— WORK TO COMPLETE —
From the records below, copy out exactly the lines from the one containing "Generate a component" to the one containing "const piel = [16.75, 11.9, 10.0, 8.65];", both included. Add nothing else.

— RECORDS PROVIDED —
____

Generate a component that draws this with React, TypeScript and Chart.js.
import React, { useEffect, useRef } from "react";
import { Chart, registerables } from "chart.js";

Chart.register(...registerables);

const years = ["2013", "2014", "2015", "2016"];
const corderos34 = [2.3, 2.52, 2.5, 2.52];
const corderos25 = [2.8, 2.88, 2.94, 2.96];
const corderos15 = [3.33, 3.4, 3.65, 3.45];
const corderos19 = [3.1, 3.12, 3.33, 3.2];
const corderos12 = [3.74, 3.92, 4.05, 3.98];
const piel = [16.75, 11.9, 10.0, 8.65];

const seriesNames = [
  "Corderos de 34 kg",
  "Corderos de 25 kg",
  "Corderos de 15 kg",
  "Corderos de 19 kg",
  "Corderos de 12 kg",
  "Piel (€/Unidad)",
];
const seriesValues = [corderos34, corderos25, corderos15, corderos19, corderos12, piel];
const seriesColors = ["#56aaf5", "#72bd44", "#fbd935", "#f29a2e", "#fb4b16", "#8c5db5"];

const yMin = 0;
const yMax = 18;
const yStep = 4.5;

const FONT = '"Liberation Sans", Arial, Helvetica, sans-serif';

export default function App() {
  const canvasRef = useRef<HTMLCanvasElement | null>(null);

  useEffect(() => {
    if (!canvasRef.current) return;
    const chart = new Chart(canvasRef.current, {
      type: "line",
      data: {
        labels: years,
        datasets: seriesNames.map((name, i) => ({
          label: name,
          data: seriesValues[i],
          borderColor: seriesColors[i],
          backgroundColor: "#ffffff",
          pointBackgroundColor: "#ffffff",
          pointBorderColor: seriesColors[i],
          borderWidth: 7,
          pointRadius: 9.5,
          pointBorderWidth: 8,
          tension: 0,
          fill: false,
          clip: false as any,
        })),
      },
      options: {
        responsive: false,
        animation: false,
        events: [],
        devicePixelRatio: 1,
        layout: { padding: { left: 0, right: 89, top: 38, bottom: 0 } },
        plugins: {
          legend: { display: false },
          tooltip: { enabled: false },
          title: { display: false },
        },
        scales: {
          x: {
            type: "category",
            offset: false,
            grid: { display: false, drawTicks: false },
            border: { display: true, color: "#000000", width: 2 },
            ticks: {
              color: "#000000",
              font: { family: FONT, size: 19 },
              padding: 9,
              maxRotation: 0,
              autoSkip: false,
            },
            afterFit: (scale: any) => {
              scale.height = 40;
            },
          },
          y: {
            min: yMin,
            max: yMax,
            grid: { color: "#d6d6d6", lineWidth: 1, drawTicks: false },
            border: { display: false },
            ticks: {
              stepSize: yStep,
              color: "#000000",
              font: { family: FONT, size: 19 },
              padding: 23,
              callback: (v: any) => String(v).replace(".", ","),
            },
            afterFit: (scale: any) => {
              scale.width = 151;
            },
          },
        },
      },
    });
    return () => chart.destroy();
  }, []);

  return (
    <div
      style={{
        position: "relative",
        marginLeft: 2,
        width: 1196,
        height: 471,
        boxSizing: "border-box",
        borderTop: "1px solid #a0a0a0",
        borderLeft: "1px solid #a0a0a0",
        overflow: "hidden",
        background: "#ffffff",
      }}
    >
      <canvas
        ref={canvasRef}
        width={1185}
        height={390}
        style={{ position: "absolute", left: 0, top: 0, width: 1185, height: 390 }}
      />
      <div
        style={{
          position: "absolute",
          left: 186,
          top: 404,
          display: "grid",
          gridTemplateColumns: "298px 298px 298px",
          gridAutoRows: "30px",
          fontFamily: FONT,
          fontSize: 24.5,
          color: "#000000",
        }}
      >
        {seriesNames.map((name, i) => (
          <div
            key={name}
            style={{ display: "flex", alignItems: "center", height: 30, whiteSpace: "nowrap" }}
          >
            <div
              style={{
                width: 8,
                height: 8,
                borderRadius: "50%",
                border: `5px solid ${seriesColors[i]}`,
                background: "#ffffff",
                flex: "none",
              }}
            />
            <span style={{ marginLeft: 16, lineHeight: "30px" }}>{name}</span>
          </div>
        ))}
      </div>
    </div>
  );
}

____

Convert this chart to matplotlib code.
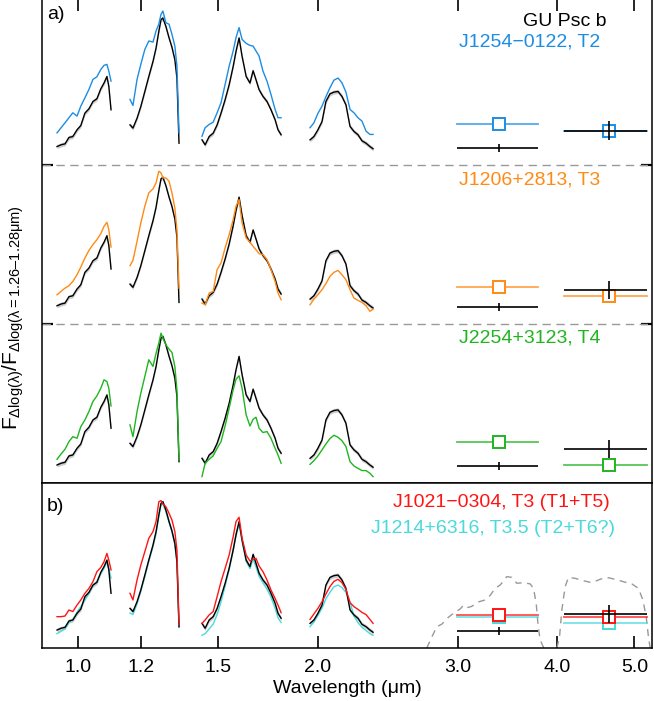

____

— THE SOLUTION —
Generate a component that draws this with React, TypeScript and Chart.js.
import React, { useEffect, useRef } from "react";
import { Chart, registerables } from "chart.js";

Chart.register(...registerables);

const years = ["2013", "2014", "2015", "2016"];
const corderos34 = [2.3, 2.52, 2.5, 2.52];
const corderos25 = [2.8, 2.88, 2.94, 2.96];
const corderos15 = [3.33, 3.4, 3.65, 3.45];
const corderos19 = [3.1, 3.12, 3.33, 3.2];
const corderos12 = [3.74, 3.92, 4.05, 3.98];
const piel = [16.75, 11.9, 10.0, 8.65];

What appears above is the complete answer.